Bench Memos

Specter

When asked on NBC’s Meet the Press whether he thought it appropriate to ask a nominee if he would uphold Roe v. Wade, Arlen Specter said: “I wouldn’t say, ‘Are you going to uphold Roe?’ But I would ask a nominee . . . ‘When you have a decision which has been in effect for decades, and people have come to rely upon it, what kind of circumstances, how extraordinary must they be’ ” to try to overturn it?

Specter, an outspoken advocate of abortion on demand, obviously believes precedent should be given a great deal of weight. But I assume he would have found Plessy v. Ferguson a bad case, despite precedent, as well as Dred Scott, Korematsu and scores of other decisions.

Appearing on CNN, Specter viciously attacked Bob Bork saying, in part: “I’ve been criticized a lot for questioning Judge Bork in one session for an hour and a half.” “If his ‘original intent’ stood, we’d still be segregating the United States Senate with African-Americans on one side and Caucasians on the other side.” Bork, who appeared on the network later in the day, said that he supported Brown v. Board of Education.
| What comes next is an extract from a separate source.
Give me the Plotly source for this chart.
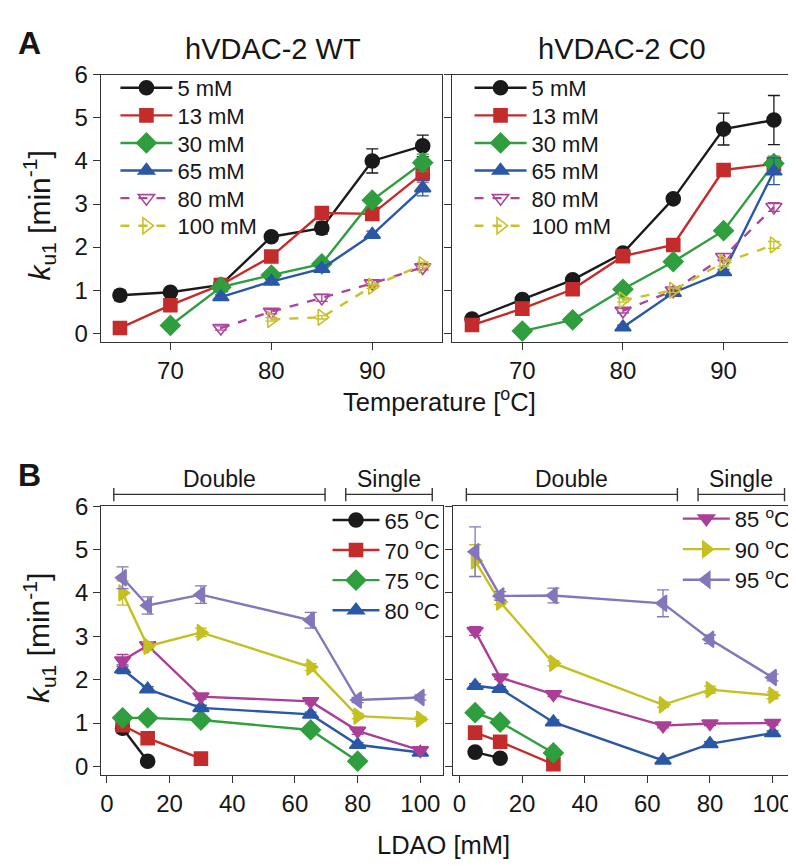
import plotly.graph_objects as go

# ---------------- data ----------------
temps = [65, 70, 75, 80, 85, 90, 95]          # degC
concs = [5, 13, 30, 65, 80, 100]               # LDAO mM
conc_names = ["5 mM", "13 mM", "30 mM", "65 mM", "80 mM", "100 mM"]
temp_names = ["65 <sup>o</sup>C", "70 <sup>o</sup>C", "75 <sup>o</sup>C", "80 <sup>o</sup>C",
              "85 <sup>o</sup>C", "90 <sup>o</sup>C", "95 <sup>o</sup>C"]

# hVDAC-2 WT, k_u1 per LDAO concentration (columns = temps)
wt_5 = [0.88, 0.95, 1.12, 2.24, 2.44, 4.00, 4.35]
wt_13 = [0.12, 0.65, 1.12, 1.78, 2.79, 2.77, 3.71]
wt_30 = [None, 0.18, 1.07, 1.35, 1.61, 3.09, 3.96]
wt_65 = [None, None, 0.84, 1.20, 1.50, 2.29, 3.37]
wt_80 = [None, None, 0.12, 0.50, 0.82, 1.16, 1.53]
wt_100 = [None, None, None, 0.32, 0.37, 1.09, 1.59]

wt_5_err = [0.12, 0.06, 0.05, 0.10, 0.14, 0.28, 0.25]
wt_13_err = [0.04, 0.05, 0.05, 0.06, 0.08, 0.10, 0.20]
wt_30_err = [None, 0.04, 0.05, 0.06, 0.06, 0.10, 0.20]
wt_65_err = [None, None, 0.05, 0.05, 0.06, 0.08, 0.18]
wt_80_err = [None, None, 0.05, 0.05, 0.08, 0.06, 0.06]
wt_100_err = [None, None, None, 0.04, 0.04, 0.05, 0.06]

# hVDAC-2 C0
c0_5 = [0.33, 0.78, 1.24, 1.86, 3.12, 4.74, 4.95]
c0_13 = [0.19, 0.57, 1.02, 1.79, 2.05, 3.79, 3.93]
c0_30 = [None, 0.05, 0.31, 1.02, 1.66, 2.38, 3.94]
c0_65 = [None, None, None, 0.14, 0.94, 1.42, 3.76]
c0_80 = [None, None, None, 0.52, 0.99, 1.77, 2.93]
c0_100 = [None, None, None, 0.77, 1.00, 1.64, 2.05]

c0_5_err = [0.05, 0.05, 0.05, 0.05, 0.10, 0.37, 0.57]
c0_13_err = [0.05, 0.05, 0.05, 0.05, 0.05, 0.06, 0.10]
c0_30_err = [None, 0.04, 0.04, 0.05, 0.05, 0.06, 0.17]
c0_65_err = [None, None, None, 0.05, 0.05, 0.06, 0.31]
c0_80_err = [None, None, None, 0.05, 0.05, 0.08, 0.10]
c0_100_err = [None, None, None, 0.05, 0.05, 0.08, 0.08]

x_ticks_temp = [70, 80, 90]
x_ticks_ldao = [0, 20, 40, 60, 80, 100]
y_ticks = [0, 1, 2, 3, 4, 5, 6]
double_range = [2.2, 69.6]
single_range = [76.2, 103.8]

wt_rates = [wt_5, wt_13, wt_30, wt_65, wt_80, wt_100]
wt_errs = [wt_5_err, wt_13_err, wt_30_err, wt_65_err, wt_80_err, wt_100_err]
c0_rates = [c0_5, c0_13, c0_30, c0_65, c0_80, c0_100]
c0_errs = [c0_5_err, c0_13_err, c0_30_err, c0_65_err, c0_80_err, c0_100_err]

# ---------------- styles ----------------
FONT = "Liberation Sans, Arial, sans-serif"
TICKFONT = "Liberation Sans Narrow, Liberation Sans, Arial, sans-serif"
AX = "#333333"
TXT = "#161616"
conc_colors = ["#1a1a1a", "#c42c2c", "#2f9e3e", "#2a58a6", "#ad449c", "#c8c228"]
conc_symbols = ["circle", "square", "diamond", "triangle-up", "triangle-down-open", "triangle-right-open"]
conc_dash = ["solid", "solid", "solid", "solid", "dash", "dash"]
conc_sizes = [14, 13, 15, 14, 14, 14]
temp_colors = ["#1a1a1a", "#c42c2c", "#2f9e3e", "#2a58a6", "#ab3f98", "#c4c020", "#8576bb"]
temp_symbols = ["circle", "square", "diamond", "triangle-up", "triangle-down", "triangle-right", "triangle-left"]
temp_sizes = [14, 13, 15, 14, 14, 14, 14]

W, H = 796, 866


def px_x(v):
    return v / W


def px_y(v):
    return 1 - v / H


fig = go.Figure()
legend_layouts = {}
legend_count = [0]


def new_legend(x_px, y_px, itemwidth):
    legend_count[0] += 1
    key = "legend" if legend_count[0] == 1 else "legend%d" % legend_count[0]
    legend_layouts[key] = dict(x=px_x(x_px), y=px_y(y_px), xanchor="left", yanchor="middle",
                               bgcolor="rgba(0,0,0,0)", borderwidth=0, itemwidth=itemwidth,
                               font=dict(family=FONT, size=22, color=TXT))
    return key


def add(xs, ys, es, ax, name, color, symbol, size, dash, legend_pos):
    px, py, pe = [], [], []
    for x, y, e in zip(xs, ys, es):
        if y is not None:
            px.append(x)
            py.append(y)
            pe.append(e)
    kw = dict(showlegend=False)
    if legend_pos is not None:
        kw = dict(showlegend=True, legend=new_legend(*legend_pos))
    fig.add_trace(go.Scatter(
        x=px, y=py, xaxis="x" + ax, yaxis="y" + ax, name=name,
        mode="lines+markers",
        line=dict(color=color, width=2.4, dash=dash),
        marker=dict(symbol=symbol, size=size, color=color,
                    line=dict(color=color, width=1.6)),
        error_y=dict(type="data", array=pe, color=color, thickness=1.3, width=6),
        **kw,
    ))


# top panels: k vs temperature (legend rows every ~28 px)
for i in range(len(concs)):
    add(temps, wt_rates[i], wt_errs[i], "", conc_names[i], conc_colors[i], conc_symbols[i],
        conc_sizes[i], conc_dash[i], (106.7, 67.5 + 28.2 * i, 52))
for i in range(len(concs)):
    add(temps, c0_rates[i], c0_errs[i], "2", conc_names[i], conc_colors[i], conc_symbols[i],
        conc_sizes[i], conc_dash[i], (461.7, 67.5 + 28.2 * i, 52))

# bottom panels: k vs LDAO
for j in range(len(temps)):
    pos = (319.3, 509.3 + 30.8 * j, 47) if j < 4 else None
    add(concs, [r[j] for r in wt_rates], [e[j] for e in wt_errs], "3", temp_names[j],
        temp_colors[j], temp_symbols[j], temp_sizes[j], "solid", pos)
for j in range(len(temps)):
    pos = (670.5, 508.0 + 31.2 * (j - 4), 47) if j >= 4 else None
    add(concs, [r[j] for r in c0_rates], [e[j] for e in c0_errs], "4", temp_names[j],
        temp_colors[j], temp_symbols[j], temp_sizes[j], "solid", pos)

tickfont = dict(family=TICKFONT, size=24, color=TXT)


def xax(domain, rng, tickvals, anchor):
    return dict(domain=domain, range=rng, tickvals=tickvals, showline=True, mirror=True,
                linecolor=AX, linewidth=1.4, ticks="outside", ticklen=7, tickwidth=1.2,
                tickcolor=AX, showgrid=False, zeroline=False, tickfont=tickfont, anchor=anchor)


def yax(domain, anchor, labels):
    return dict(domain=domain, range=[-0.2, 6.0], tickvals=y_ticks, showline=True, mirror=True,
                linecolor=AX, linewidth=1.4, ticks="outside", ticklen=7, tickwidth=1.2,
                tickcolor=AX, showgrid=False, zeroline=False, tickfont=tickfont,
                showticklabels=labels, anchor=anchor)


top_dom = [px_y(327), px_y(54)]
bot_dom = [px_y(770), px_y(495)]

fig.update_layout(
    width=W, height=H,
    margin=dict(l=0, r=0, t=0, b=0),
    paper_bgcolor="white", plot_bgcolor="white",
    font=dict(family=FONT, color=TXT),
    xaxis=xax([px_x(92), px_x(434)], [63.1, 96.9], x_ticks_temp, "y"),
    yaxis=yax(top_dom, "x", True),
    xaxis2=xax([px_x(444), px_x(786)], [63.0, 96.9], x_ticks_temp, "y2"),
    yaxis2=yax(top_dom, "x2", False),
    xaxis3=xax([px_x(92.5), px_x(435)], [-1.8, 107.2], x_ticks_ldao, "y3"),
    yaxis3=yax(bot_dom, "x3", True),
    xaxis4=xax([px_x(445), px_x(785)], [-2.1, 106.2], x_ticks_ldao, "y4"),
    yaxis4=yax(bot_dom, "x4", False),
    **legend_layouts,
)

ann = []


def text(x, y, s, size, **kw):
    ann.append(dict(x=px_x(x), y=px_y(y), xref="paper", yref="paper", text=s, showarrow=False,
                    font=dict(family=FONT, size=size, color=TXT), xanchor="center",
                    yanchor="middle", **kw))


text(21, 21, "<b>A</b>", 32)
text(21, 463, "<b>B</b>", 32)
text(265, 28, "hVDAC-2 WT", 29)
text(615, 28, "hVDAC-2 C0", 29)
text(432, 386, "Temperature [<sup>o</sup>C]", 25.5)
text(436, 841, "LDAO [mM]", 25.5)
text(30, 198, "<i>k</i><sub>u1</sub> [min<sup>-1</sup>]", 30, textangle=-90)
text(30, 630, "<i>k</i><sub>u1</sub> [min<sup>-1</sup>]", 30, textangle=-90)

shapes = []
for xr in ["x3", "x4"]:
    for rng, lab in [(double_range, "Double"), (single_range, "Single")]:
        shapes.append(dict(type="line", xref=xr, yref="paper", x0=rng[0], x1=rng[1],
                           y0=px_y(483), y1=px_y(483), line=dict(color=AX, width=1.4)))
        for xv in rng:
            shapes.append(dict(type="line", xref=xr, yref="paper", x0=xv, x1=xv,
                               y0=px_y(476.5), y1=px_y(490), line=dict(color=AX, width=1.4)))
        ann.append(dict(x=(rng[0] + rng[1]) / 2, y=px_y(467), xref=xr, yref="paper", text=lab,
                        showarrow=False, font=dict(family=FONT, size=23, color=TXT),
                        xanchor="center", yanchor="middle"))

fig.update_layout(annotations=ann, shapes=shapes)
fig.write_html("out.html")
It is amazing just how intellectually dishonest (or is it ignorant) the chairman of the Senate Judiciary Committee is on these matters.

Writing for the DISSENT in Dred Scott, Justice Curtis said: “When a strict interpretation of the Constitution, according to the fixed rules which govern the interpretation of laws, is abandoned, and the theoretical opinions of individuals are allowed to control its meaning, we have no longer a Constitution; we have the government of individual men, who for the time being have power to declare what the Constitution is according to their own views of what it ought to mean…”

Curtis sounds a lot like Bork and other originalists, doesn’t he? There is NOTHING in the Constitution that endorses or establishes slavery or segregation. Chief Justice Roger Taney was, indeed, a judicial activist. In striking down the Missouri Compromise, he held that slaves were property, among other things. And despite the clear wording of the Fourteenth Amendment, the Plessy Court established the doctrine of separate but equal. Even in Brown, the Court could not bring itself to overturn Plessy on Fourteenth Amendment grounds, instead relying on social sciences and so forth.

I’ve bitten off more than can be chewed here, but I felt Specter’s outrageous statements and attack on Bork needed to be answered.